Data segment →
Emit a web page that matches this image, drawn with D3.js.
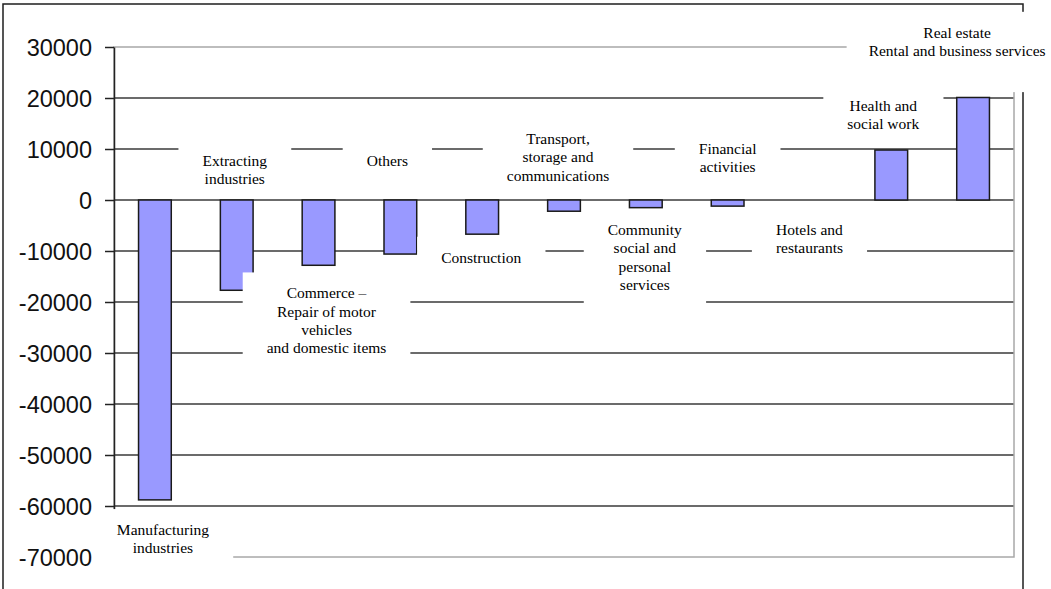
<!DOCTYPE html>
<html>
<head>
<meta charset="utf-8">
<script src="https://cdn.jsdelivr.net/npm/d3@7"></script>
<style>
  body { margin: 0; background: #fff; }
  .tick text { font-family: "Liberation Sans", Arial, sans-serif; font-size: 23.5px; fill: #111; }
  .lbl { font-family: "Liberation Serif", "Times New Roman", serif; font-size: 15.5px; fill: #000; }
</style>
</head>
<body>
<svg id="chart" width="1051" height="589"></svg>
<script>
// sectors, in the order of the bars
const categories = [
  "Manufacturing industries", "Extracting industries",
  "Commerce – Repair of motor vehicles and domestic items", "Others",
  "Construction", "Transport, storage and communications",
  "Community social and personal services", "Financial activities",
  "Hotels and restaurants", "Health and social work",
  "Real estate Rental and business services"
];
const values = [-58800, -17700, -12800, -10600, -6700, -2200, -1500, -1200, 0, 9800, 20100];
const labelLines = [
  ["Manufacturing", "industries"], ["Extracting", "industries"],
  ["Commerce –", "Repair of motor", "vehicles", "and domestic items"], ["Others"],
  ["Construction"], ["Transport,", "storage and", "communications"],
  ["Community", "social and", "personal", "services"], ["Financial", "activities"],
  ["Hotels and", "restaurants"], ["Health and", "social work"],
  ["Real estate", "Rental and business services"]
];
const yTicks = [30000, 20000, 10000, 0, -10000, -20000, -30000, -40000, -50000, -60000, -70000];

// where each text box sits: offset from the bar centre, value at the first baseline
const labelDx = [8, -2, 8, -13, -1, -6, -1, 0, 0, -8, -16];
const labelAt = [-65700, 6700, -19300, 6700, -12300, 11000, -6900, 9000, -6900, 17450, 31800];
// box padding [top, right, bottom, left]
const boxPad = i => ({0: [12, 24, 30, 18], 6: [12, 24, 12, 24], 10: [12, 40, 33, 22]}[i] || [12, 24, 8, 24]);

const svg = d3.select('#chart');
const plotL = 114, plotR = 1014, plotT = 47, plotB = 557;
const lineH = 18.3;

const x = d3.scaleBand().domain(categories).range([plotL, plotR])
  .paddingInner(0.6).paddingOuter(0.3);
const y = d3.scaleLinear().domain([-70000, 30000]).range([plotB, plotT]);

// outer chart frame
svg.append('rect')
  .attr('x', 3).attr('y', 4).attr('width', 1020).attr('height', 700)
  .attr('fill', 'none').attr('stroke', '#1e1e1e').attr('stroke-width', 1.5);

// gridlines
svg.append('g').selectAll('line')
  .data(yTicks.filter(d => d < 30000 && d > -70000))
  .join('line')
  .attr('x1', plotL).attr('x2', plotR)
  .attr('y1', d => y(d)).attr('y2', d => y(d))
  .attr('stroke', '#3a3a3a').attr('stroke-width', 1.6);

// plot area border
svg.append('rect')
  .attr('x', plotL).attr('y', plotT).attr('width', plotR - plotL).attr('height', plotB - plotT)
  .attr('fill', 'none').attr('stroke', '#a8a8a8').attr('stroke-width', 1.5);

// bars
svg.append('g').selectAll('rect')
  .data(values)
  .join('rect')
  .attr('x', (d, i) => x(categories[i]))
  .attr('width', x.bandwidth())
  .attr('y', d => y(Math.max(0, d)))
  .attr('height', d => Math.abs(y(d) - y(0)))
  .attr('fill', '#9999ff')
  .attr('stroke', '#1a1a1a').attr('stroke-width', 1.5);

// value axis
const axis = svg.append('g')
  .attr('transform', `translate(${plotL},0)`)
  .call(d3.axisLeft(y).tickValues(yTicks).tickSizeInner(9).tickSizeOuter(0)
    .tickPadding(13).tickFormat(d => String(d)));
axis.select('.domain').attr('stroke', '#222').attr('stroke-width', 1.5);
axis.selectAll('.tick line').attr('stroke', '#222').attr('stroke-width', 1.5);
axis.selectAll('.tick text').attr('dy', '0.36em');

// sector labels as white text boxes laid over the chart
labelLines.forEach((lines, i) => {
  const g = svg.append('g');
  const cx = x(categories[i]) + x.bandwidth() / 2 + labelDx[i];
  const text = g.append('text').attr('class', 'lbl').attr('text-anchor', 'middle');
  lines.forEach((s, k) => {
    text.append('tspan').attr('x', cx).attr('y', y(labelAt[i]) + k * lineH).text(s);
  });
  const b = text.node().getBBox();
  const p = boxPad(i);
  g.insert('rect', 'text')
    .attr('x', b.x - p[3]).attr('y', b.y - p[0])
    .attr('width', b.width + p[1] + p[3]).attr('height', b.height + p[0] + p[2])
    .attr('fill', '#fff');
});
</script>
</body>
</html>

Set problem → Repeat the lines above, starting at the first and stopping after the line that holds "const boxPad = i", with the pictures left out.

Response to the task →
Emit a web page that matches this image, drawn with D3.js.
<!DOCTYPE html>
<html>
<head>
<meta charset="utf-8">
<script src="https://cdn.jsdelivr.net/npm/d3@7"></script>
<style>
  body { margin: 0; background: #fff; }
  .tick text { font-family: "Liberation Sans", Arial, sans-serif; font-size: 23.5px; fill: #111; }
  .lbl { font-family: "Liberation Serif", "Times New Roman", serif; font-size: 15.5px; fill: #000; }
</style>
</head>
<body>
<svg id="chart" width="1051" height="589"></svg>
<script>
// sectors, in the order of the bars
const categories = [
  "Manufacturing industries", "Extracting industries",
  "Commerce – Repair of motor vehicles and domestic items", "Others",
  "Construction", "Transport, storage and communications",
  "Community social and personal services", "Financial activities",
  "Hotels and restaurants", "Health and social work",
  "Real estate Rental and business services"
];
const values = [-58800, -17700, -12800, -10600, -6700, -2200, -1500, -1200, 0, 9800, 20100];
const labelLines = [
  ["Manufacturing", "industries"], ["Extracting", "industries"],
  ["Commerce –", "Repair of motor", "vehicles", "and domestic items"], ["Others"],
  ["Construction"], ["Transport,", "storage and", "communications"],
  ["Community", "social and", "personal", "services"], ["Financial", "activities"],
  ["Hotels and", "restaurants"], ["Health and", "social work"],
  ["Real estate", "Rental and business services"]
];
const yTicks = [30000, 20000, 10000, 0, -10000, -20000, -30000, -40000, -50000, -60000, -70000];

// where each text box sits: offset from the bar centre, value at the first baseline
const labelDx = [8, -2, 8, -13, -1, -6, -1, 0, 0, -8, -16];
const labelAt = [-65700, 6700, -19300, 6700, -12300, 11000, -6900, 9000, -6900, 17450, 31800];
// box padding [top, right, bottom, left]
const boxPad = i => ({0: [12, 24, 30, 18], 6: [12, 24, 12, 24], 10: [12, 40, 33, 22]}[i] || [12, 24, 8, 24]);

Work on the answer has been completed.